**SHORT PROBLEM**
Extract every line that includes the string "matplotlib".

--- Start RAW DATA ---

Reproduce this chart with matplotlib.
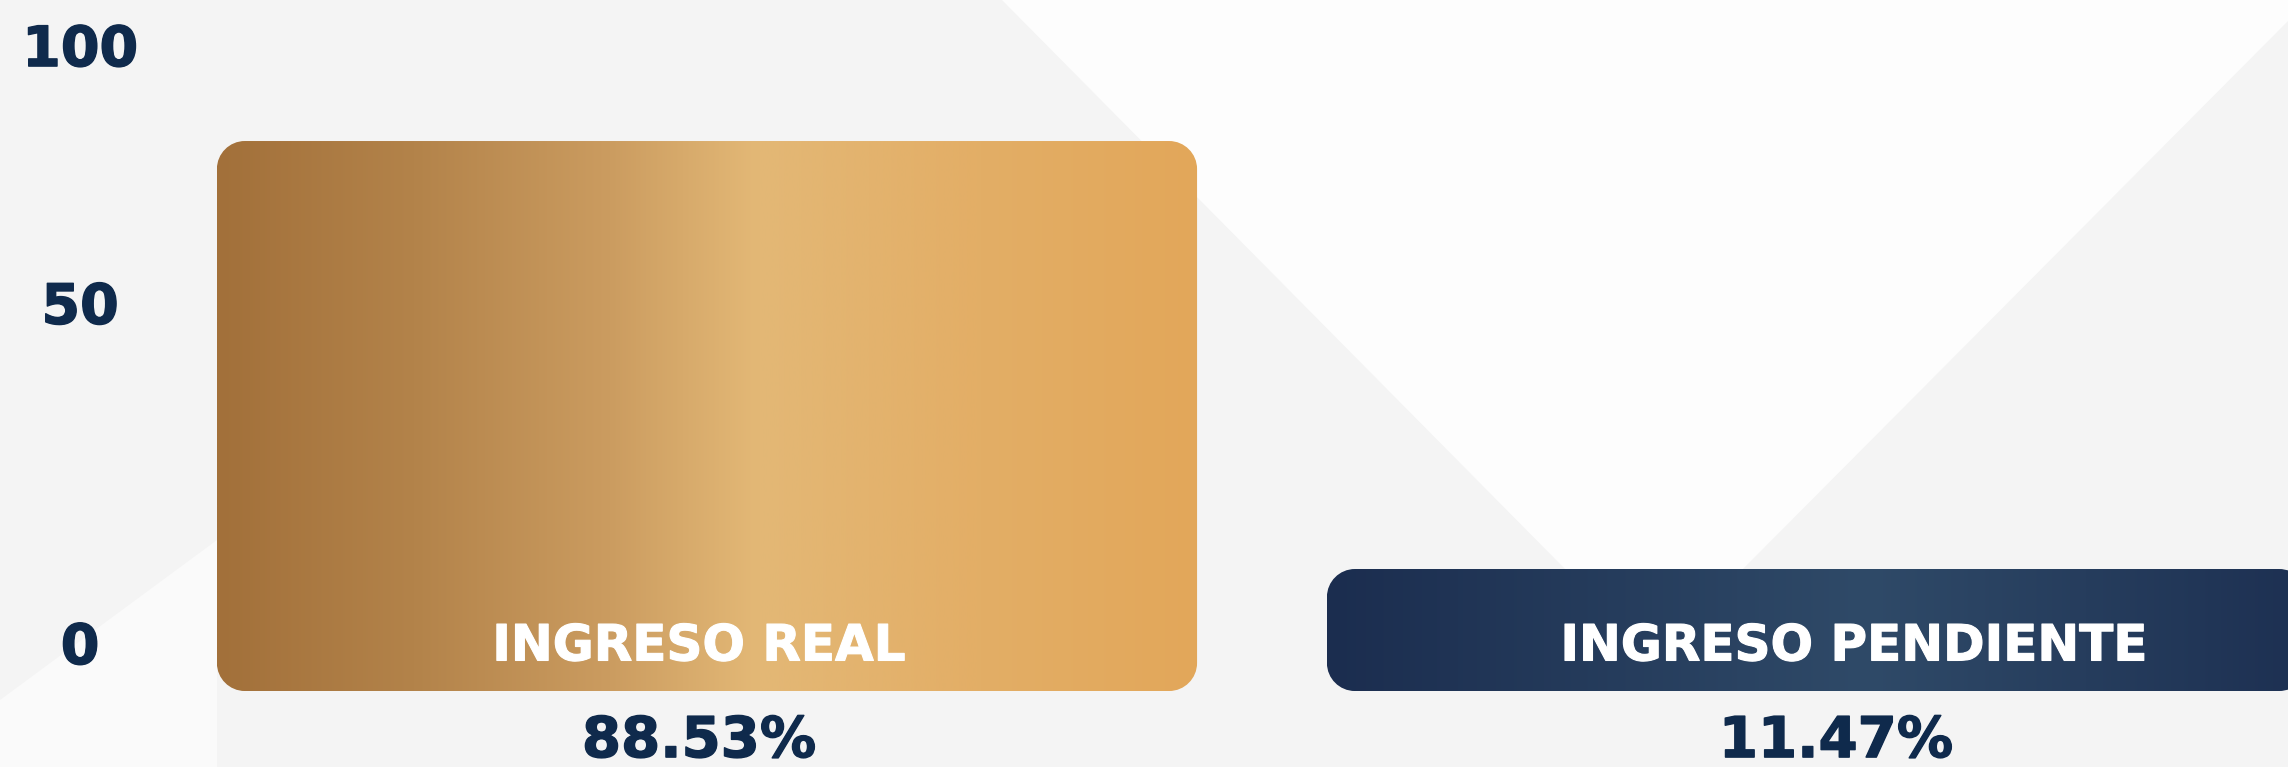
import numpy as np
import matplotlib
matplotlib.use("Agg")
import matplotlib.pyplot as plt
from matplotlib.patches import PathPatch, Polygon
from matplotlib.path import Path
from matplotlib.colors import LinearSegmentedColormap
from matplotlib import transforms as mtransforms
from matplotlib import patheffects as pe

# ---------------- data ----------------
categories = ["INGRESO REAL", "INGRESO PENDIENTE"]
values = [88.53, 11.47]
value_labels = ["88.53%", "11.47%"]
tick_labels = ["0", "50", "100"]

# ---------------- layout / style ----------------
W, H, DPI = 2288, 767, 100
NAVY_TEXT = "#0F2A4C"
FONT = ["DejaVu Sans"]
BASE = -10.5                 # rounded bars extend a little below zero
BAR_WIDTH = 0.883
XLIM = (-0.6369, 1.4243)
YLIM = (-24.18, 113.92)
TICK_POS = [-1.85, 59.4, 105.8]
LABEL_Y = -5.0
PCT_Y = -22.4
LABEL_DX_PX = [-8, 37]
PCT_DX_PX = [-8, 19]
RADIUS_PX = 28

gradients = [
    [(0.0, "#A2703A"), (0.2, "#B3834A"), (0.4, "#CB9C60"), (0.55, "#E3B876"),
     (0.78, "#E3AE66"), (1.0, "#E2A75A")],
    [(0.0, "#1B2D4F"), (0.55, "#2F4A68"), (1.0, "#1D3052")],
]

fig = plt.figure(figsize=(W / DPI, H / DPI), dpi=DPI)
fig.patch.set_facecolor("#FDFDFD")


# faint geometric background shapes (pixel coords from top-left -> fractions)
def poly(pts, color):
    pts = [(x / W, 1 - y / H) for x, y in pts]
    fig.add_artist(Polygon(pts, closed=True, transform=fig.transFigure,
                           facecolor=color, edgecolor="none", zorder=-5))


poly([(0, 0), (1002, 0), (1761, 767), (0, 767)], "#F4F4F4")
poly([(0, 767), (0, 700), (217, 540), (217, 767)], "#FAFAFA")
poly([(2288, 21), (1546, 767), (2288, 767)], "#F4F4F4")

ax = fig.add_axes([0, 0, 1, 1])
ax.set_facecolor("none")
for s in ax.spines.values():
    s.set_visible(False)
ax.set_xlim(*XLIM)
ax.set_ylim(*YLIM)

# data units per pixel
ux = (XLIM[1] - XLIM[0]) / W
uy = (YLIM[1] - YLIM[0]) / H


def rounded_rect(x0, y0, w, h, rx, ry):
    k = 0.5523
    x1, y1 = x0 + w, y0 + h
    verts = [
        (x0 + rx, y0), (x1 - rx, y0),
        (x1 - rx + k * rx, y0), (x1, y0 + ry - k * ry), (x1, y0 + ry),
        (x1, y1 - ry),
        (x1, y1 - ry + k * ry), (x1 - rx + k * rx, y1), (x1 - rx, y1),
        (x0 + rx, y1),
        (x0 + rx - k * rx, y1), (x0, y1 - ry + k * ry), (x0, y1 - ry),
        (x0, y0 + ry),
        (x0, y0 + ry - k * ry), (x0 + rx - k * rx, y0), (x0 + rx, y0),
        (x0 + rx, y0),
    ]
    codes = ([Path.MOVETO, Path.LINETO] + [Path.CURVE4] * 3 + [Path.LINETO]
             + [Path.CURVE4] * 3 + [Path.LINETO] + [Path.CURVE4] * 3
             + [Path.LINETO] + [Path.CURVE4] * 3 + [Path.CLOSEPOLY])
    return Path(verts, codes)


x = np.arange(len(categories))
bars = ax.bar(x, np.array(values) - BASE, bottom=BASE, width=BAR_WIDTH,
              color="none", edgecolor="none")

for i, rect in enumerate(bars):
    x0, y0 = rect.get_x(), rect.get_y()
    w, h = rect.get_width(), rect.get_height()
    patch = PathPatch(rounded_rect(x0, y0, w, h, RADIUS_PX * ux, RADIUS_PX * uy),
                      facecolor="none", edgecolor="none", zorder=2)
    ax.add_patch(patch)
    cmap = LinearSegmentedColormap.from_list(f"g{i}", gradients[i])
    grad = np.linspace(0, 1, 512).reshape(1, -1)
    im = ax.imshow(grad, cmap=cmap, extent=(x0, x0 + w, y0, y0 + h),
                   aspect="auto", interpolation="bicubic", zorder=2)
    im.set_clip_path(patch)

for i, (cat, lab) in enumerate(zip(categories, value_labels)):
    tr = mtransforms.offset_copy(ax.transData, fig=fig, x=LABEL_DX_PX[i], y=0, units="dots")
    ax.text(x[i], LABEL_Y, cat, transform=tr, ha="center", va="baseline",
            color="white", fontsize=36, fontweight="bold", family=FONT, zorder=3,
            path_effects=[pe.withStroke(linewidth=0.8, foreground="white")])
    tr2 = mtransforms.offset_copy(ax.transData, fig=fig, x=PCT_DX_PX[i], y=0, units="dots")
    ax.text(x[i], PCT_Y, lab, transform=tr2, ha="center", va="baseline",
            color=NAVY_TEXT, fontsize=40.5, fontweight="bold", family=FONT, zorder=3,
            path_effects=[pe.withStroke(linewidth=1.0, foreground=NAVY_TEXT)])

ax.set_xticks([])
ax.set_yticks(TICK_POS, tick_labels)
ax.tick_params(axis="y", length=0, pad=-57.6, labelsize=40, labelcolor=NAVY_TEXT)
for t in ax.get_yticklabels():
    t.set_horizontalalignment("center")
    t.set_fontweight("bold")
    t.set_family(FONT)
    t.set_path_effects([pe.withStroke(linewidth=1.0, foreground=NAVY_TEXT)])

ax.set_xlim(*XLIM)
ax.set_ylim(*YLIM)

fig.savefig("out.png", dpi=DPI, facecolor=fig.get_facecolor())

--- End RAW DATA ---

**TASK ANSWER**
Reproduce this chart with matplotlib.
import matplotlib
matplotlib.use("Agg")
import matplotlib.pyplot as plt
from matplotlib.patches import PathPatch, Polygon
from matplotlib.path import Path
from matplotlib.colors import LinearSegmentedColormap
from matplotlib import transforms as mtransforms
from matplotlib import patheffects as pe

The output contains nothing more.